Most of our problems and sorrows nowadays spring from difficulties in such relationships.
These various problems relating to our relationships have a common source, namely, the inability to understand the other person’s feelings.
Not understanding how the other person feels, we unintentionally say or do things that the other finds unpleasant, and a quarrel begins.
Not knowing what the other person may be thinking, we worry that he or she dislikes us.
Not understanding what the other person is seeking, things we do for his or her sake may have a negative impact and end by hurting that person.
We seldom say or do awful things to someone intentionally.
Almost always we injure or annoy the other person without realizing it.
Thus, if we can come to know the other person’s true feelings, we can take care to avoid unnecessary trouble by saying to ourselves:
“I’d better not say that at this particular moment,”
or “He seems very sensitive about this matter, so I’d better not touch on it.”
Well then, how can we come to know the other’s true feelings?

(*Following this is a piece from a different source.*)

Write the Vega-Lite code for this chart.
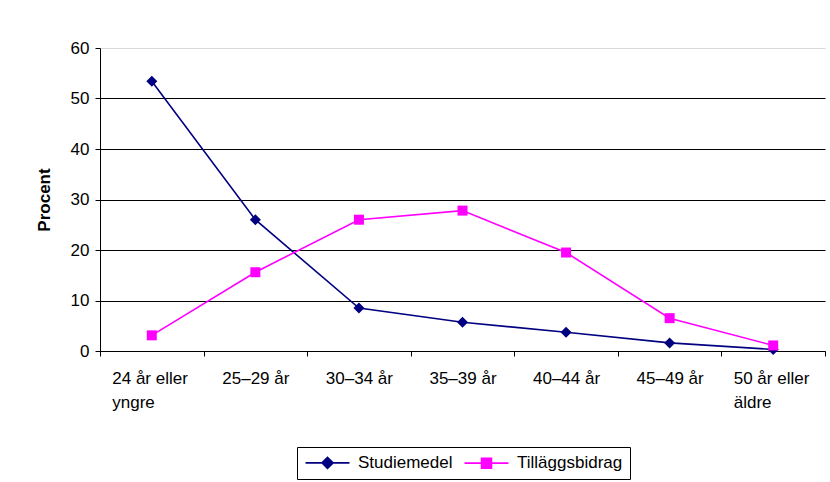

It’s a matter of listening attentively to what the other person has to say.
Most of us don’t have telepathic powers, so we can’t see into another person’s heart or mind.
People talk about “reading the mood” or “sensing the atmosphere,” but mood and atmosphere are not readily visible and are often hard to gauge.
That’s why the only way for us to learn the other’s personal feelings is to listen to what he or she says.
We all have the strong desire to have people understand our feelings, but when we are in the role of listener, we tend to say things like “But isn’t it rather like this?”
or “But there are cases where it’s like this,”
in a sense negating the point of view of the person who’s speaking and pressing our own way of thinking on them.
And if we aren’t interested in the topic, we respond in a bored way,
“Well, so what?” If it’s a topic we are familiar with, we sometimes say “Oh, yes, I know about that: It’s . . .”
Suddenly we have shifted from listener to talker.
At times like that, why not try to suppress your own feelings a bit and simply listen to what the other person is saying?
If you listen, you will discover the other person’s real feelings and attitudes.
To listen is to come to know and understand another’s feelings.
If you do that even to a small extent, the person you are listening to will be delighted that someone has understood his or her feelings and think very well of you indeed.
That alone will cause many problems in human relations to be quickly resolved.
Misunderstandings will be cleared up and psychological distances reduced, and people will feel that they are understood by others.